__EXERCISE INPUTS__:
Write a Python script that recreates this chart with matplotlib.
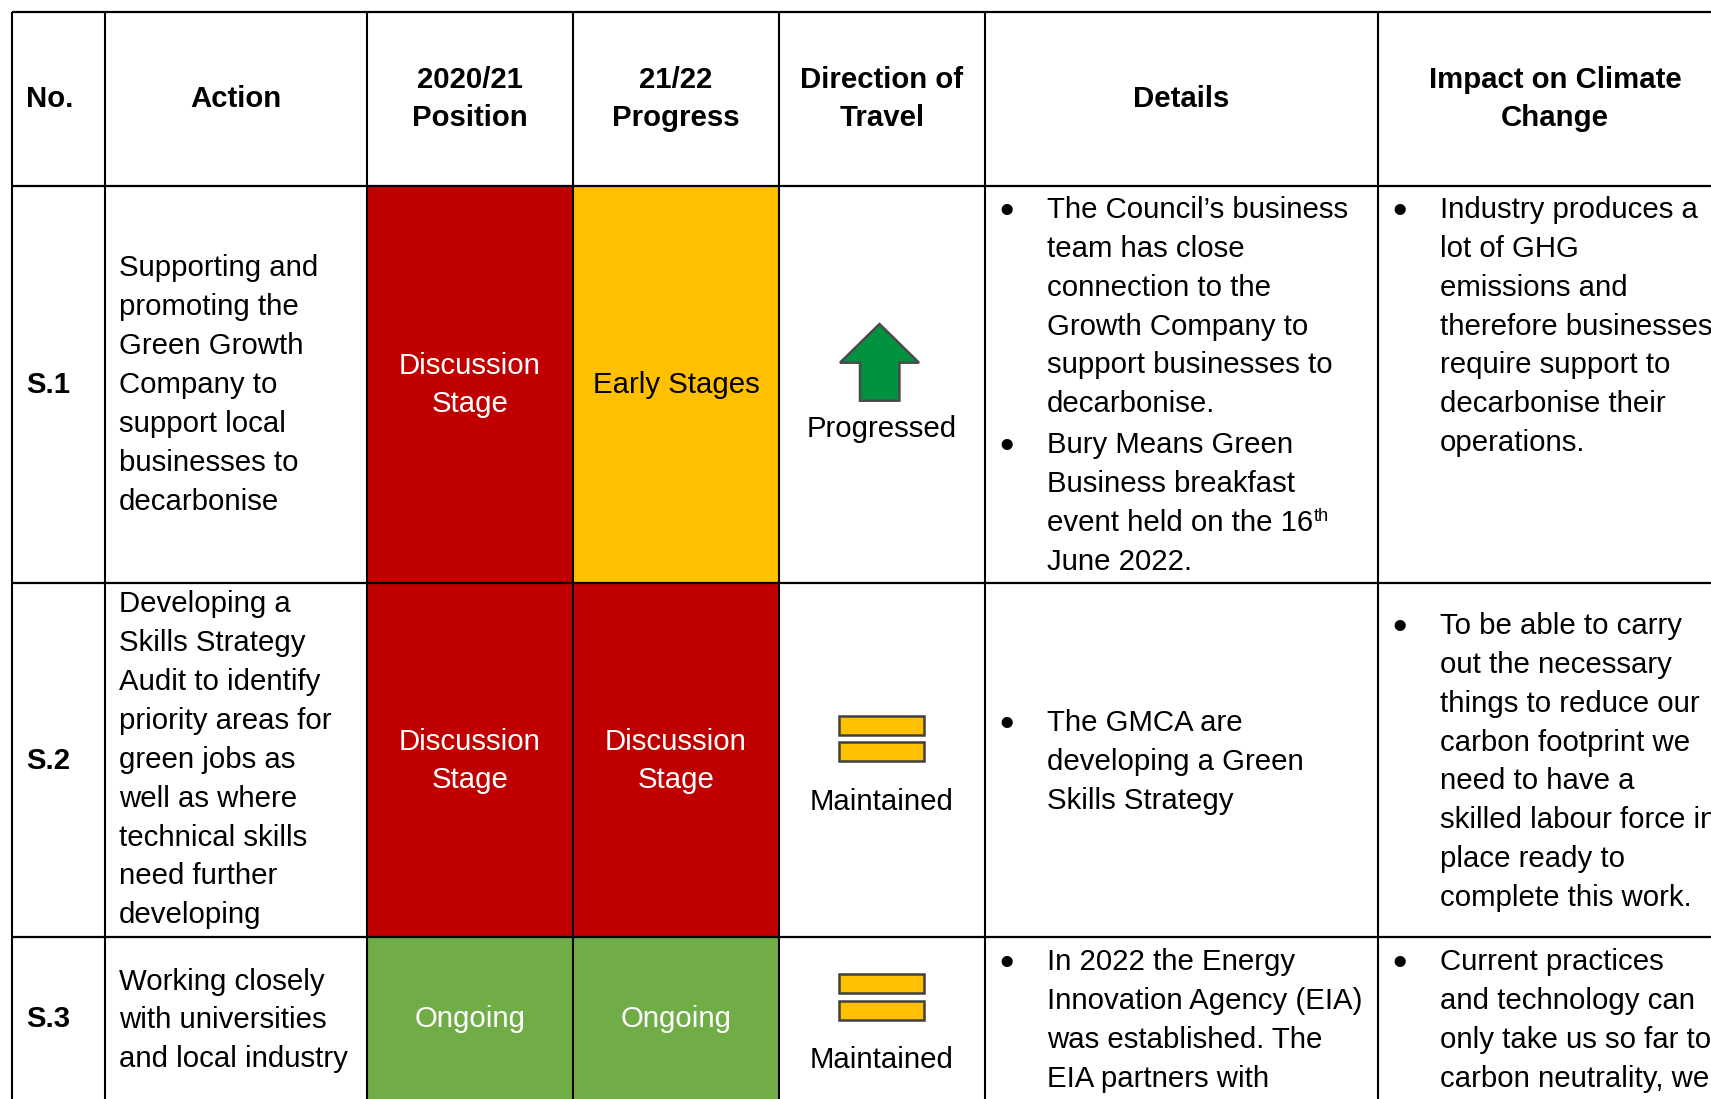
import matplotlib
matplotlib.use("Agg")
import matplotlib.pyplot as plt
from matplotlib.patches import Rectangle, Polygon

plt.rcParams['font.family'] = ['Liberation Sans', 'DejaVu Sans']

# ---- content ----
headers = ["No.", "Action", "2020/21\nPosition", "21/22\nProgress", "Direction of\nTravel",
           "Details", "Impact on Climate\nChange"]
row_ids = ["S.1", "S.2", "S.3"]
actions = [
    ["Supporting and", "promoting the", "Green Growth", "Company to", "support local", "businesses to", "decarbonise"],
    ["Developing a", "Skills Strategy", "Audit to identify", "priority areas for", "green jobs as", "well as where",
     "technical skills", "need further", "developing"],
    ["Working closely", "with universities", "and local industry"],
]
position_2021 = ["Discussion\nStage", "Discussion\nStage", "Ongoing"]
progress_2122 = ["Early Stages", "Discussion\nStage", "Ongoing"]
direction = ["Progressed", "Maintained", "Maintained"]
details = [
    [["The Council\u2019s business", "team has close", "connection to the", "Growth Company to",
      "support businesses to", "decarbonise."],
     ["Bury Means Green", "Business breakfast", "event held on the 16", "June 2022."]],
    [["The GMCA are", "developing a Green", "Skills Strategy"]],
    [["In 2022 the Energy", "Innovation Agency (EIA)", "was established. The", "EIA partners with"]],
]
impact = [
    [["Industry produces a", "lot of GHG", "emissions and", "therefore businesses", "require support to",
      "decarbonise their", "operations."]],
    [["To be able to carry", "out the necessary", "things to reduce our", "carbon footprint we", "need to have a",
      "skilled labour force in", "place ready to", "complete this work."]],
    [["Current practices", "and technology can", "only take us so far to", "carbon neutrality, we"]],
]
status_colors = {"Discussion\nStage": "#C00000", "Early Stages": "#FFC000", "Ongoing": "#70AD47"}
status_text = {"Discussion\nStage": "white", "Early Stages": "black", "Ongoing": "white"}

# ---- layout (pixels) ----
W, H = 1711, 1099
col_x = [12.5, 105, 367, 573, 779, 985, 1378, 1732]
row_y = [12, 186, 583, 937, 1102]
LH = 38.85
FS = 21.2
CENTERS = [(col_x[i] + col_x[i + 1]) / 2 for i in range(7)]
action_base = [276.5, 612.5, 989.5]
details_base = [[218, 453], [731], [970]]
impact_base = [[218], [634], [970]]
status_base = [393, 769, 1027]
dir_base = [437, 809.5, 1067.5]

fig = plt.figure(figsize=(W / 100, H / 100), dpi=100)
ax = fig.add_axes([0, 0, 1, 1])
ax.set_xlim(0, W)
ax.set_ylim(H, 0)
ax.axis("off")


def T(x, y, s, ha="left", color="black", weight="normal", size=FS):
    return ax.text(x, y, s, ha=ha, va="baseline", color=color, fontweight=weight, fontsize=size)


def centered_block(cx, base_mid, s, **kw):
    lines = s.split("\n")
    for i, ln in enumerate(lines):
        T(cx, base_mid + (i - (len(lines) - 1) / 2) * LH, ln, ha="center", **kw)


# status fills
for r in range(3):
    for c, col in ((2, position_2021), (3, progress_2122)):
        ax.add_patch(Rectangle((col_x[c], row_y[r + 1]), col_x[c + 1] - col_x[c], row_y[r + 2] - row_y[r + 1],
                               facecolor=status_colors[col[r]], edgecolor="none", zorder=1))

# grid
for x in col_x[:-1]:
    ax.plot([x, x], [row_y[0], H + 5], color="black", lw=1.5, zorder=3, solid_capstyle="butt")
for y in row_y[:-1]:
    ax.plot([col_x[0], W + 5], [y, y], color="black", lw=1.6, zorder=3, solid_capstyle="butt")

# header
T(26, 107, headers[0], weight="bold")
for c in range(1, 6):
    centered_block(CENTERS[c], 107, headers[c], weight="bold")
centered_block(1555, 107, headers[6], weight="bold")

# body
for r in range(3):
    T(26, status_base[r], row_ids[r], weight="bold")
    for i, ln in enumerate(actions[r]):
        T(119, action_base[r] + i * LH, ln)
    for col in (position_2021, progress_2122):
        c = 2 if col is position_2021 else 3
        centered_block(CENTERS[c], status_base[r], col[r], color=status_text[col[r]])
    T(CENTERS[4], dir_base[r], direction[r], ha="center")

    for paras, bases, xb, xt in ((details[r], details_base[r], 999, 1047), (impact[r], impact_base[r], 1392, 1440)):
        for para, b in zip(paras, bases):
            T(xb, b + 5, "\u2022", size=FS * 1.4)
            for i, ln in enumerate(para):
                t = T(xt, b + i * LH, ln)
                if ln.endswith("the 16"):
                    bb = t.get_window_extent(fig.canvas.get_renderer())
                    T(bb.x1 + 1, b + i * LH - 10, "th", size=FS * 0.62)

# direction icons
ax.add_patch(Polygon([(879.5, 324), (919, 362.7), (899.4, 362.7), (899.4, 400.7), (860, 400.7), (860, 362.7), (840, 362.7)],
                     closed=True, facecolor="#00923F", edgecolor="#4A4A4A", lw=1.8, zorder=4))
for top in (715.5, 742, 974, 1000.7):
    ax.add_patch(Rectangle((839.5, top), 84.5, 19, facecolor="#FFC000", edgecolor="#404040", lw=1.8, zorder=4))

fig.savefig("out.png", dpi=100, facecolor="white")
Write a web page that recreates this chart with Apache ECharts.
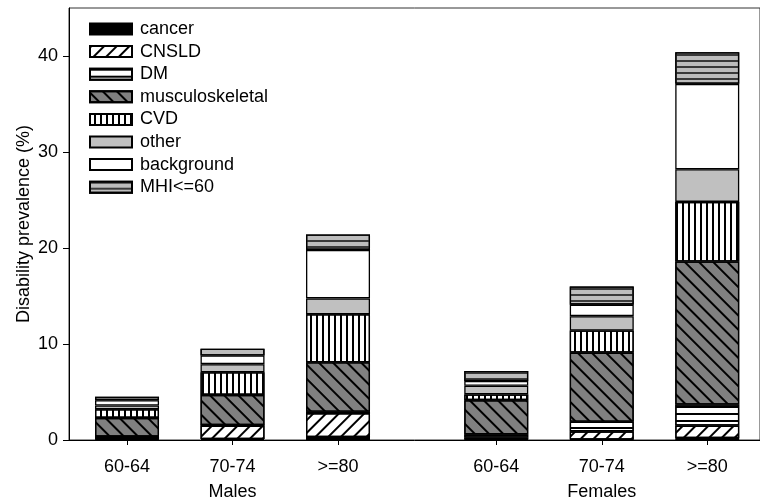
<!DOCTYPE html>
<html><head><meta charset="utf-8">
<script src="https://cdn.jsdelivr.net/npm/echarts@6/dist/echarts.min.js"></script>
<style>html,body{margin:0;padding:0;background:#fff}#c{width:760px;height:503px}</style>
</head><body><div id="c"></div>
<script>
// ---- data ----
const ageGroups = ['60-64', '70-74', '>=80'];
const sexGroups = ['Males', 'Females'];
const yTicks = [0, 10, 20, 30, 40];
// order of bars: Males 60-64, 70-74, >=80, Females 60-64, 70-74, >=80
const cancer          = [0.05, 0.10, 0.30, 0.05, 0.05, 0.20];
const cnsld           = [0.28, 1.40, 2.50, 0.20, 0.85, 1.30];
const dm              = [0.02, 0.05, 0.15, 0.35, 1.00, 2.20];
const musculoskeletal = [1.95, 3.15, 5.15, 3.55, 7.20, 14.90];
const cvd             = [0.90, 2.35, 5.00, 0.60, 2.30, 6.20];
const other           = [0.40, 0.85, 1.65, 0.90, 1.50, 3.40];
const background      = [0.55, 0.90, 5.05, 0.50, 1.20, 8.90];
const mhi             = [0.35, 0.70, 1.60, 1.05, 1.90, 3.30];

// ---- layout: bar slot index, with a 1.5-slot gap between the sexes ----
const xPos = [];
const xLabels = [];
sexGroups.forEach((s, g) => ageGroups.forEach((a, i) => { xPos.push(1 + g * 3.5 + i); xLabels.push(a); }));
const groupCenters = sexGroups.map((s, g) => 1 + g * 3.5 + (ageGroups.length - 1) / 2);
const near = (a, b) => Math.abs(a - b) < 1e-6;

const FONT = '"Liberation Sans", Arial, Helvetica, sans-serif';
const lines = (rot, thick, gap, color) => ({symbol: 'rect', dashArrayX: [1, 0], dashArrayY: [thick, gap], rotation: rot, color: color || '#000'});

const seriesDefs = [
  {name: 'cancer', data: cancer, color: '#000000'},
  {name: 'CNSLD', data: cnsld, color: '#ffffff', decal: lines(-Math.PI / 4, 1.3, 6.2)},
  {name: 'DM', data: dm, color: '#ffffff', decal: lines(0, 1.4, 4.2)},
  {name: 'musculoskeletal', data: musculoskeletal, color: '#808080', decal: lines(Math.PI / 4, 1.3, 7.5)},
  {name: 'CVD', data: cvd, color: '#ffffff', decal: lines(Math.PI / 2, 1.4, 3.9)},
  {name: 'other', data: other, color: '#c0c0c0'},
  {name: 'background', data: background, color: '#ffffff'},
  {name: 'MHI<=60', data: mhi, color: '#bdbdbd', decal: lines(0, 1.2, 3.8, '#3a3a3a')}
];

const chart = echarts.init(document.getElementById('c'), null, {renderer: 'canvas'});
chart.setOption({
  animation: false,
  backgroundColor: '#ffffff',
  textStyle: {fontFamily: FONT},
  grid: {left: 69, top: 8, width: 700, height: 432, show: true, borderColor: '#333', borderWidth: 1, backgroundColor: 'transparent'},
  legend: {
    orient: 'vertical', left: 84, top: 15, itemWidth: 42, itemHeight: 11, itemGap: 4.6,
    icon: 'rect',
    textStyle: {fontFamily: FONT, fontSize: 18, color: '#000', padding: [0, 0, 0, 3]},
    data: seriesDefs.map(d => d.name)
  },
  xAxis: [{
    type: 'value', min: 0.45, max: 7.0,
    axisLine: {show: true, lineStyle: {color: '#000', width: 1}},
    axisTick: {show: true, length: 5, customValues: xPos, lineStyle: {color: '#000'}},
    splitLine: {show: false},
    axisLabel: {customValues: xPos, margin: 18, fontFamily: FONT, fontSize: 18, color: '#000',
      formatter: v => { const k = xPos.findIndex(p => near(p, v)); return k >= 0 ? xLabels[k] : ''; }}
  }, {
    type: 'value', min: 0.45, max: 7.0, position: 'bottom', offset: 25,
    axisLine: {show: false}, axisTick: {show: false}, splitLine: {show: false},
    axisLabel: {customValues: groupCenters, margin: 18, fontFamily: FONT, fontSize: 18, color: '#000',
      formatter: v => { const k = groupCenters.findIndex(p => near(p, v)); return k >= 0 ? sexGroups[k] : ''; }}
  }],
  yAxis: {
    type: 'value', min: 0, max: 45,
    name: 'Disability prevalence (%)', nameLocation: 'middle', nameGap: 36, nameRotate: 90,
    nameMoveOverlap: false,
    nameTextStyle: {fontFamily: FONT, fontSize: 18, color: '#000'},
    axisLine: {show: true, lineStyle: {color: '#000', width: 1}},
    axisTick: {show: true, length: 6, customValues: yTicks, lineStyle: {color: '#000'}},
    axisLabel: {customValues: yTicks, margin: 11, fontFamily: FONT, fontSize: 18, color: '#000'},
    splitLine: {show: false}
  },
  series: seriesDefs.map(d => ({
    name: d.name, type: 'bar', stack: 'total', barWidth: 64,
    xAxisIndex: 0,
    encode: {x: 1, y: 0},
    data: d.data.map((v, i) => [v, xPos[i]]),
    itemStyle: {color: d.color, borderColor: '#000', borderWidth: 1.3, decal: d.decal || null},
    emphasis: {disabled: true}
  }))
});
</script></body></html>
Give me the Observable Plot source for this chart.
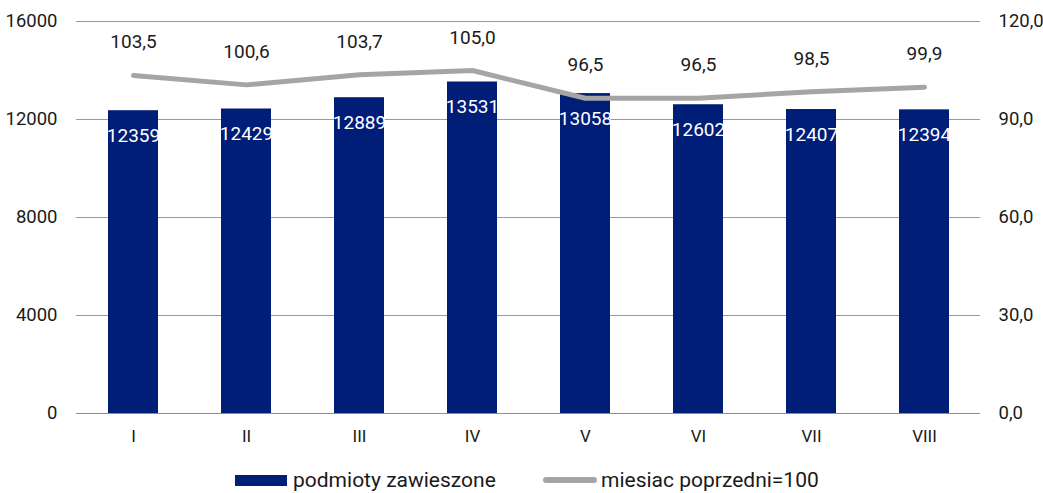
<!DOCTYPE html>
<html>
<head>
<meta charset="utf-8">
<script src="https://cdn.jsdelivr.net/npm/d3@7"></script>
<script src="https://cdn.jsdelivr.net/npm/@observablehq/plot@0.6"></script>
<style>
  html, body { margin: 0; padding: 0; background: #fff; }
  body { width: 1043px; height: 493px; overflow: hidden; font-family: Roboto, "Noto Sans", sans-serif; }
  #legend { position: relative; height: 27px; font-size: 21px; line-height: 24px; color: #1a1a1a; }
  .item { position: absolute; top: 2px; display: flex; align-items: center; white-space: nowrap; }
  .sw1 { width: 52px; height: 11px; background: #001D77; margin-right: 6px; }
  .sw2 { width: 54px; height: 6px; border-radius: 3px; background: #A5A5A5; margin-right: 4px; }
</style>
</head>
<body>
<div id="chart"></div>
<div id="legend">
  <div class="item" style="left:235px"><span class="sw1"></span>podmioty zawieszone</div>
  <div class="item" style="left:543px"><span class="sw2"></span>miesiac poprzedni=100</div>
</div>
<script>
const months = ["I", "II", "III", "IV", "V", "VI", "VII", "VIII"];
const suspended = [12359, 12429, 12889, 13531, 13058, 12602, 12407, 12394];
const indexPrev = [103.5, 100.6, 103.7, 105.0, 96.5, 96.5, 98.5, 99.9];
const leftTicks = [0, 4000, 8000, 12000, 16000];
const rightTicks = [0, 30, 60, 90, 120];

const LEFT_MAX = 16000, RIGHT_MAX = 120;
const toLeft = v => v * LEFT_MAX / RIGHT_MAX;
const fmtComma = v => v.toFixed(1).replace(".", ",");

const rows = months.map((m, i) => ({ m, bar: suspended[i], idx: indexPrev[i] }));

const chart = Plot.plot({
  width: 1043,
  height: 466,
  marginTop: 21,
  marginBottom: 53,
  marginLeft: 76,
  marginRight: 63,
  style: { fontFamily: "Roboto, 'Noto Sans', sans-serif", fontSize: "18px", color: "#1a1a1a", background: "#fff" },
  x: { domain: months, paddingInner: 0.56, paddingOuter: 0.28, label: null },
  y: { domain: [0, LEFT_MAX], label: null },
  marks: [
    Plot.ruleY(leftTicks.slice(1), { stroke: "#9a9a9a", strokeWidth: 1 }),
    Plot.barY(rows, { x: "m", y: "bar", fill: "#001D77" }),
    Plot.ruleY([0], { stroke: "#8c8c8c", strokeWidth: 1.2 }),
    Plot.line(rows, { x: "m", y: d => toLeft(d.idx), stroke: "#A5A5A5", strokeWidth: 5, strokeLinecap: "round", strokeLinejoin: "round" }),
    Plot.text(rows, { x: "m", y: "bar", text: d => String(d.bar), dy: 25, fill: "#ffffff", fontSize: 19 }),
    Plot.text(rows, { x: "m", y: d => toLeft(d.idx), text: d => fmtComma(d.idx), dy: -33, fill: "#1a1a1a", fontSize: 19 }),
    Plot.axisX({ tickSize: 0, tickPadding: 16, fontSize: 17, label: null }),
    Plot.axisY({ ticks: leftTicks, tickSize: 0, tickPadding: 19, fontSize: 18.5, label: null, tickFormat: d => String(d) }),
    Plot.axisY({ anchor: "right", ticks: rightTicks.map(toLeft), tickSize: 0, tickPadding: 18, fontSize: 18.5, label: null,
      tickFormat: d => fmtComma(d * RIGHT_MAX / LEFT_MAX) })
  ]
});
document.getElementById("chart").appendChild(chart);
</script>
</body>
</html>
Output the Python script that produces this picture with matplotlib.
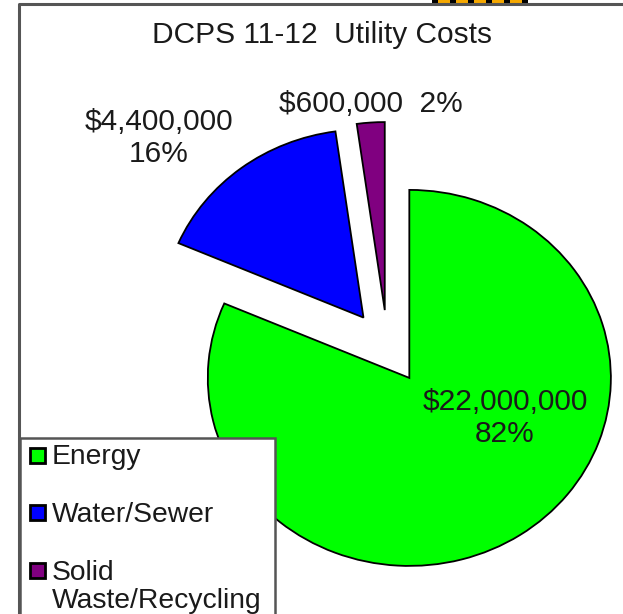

__EXERCISE DESCRIPTION__: Nothing but the lines from the one containing "Write a web" through the one containing "1.05, 1.90, 3.30];" should be written out, exactly and with both ends. Pictures are left out.

__TASK RESPONSE__:
Write a web page that recreates this chart with Apache ECharts.
<!DOCTYPE html>
<html><head><meta charset="utf-8">
<script src="https://cdn.jsdelivr.net/npm/echarts@6/dist/echarts.min.js"></script>
<style>html,body{margin:0;padding:0;background:#fff}#c{width:760px;height:503px}</style>
</head><body><div id="c"></div>
<script>
// ---- data ----
const ageGroups = ['60-64', '70-74', '>=80'];
const sexGroups = ['Males', 'Females'];
const yTicks = [0, 10, 20, 30, 40];
// order of bars: Males 60-64, 70-74, >=80, Females 60-64, 70-74, >=80
const cancer          = [0.05, 0.10, 0.30, 0.05, 0.05, 0.20];
const cnsld           = [0.28, 1.40, 2.50, 0.20, 0.85, 1.30];
const dm              = [0.02, 0.05, 0.15, 0.35, 1.00, 2.20];
const musculoskeletal = [1.95, 3.15, 5.15, 3.55, 7.20, 14.90];
const cvd             = [0.90, 2.35, 5.00, 0.60, 2.30, 6.20];
const other           = [0.40, 0.85, 1.65, 0.90, 1.50, 3.40];
const background      = [0.55, 0.90, 5.05, 0.50, 1.20, 8.90];
const mhi             = [0.35, 0.70, 1.60, 1.05, 1.90, 3.30];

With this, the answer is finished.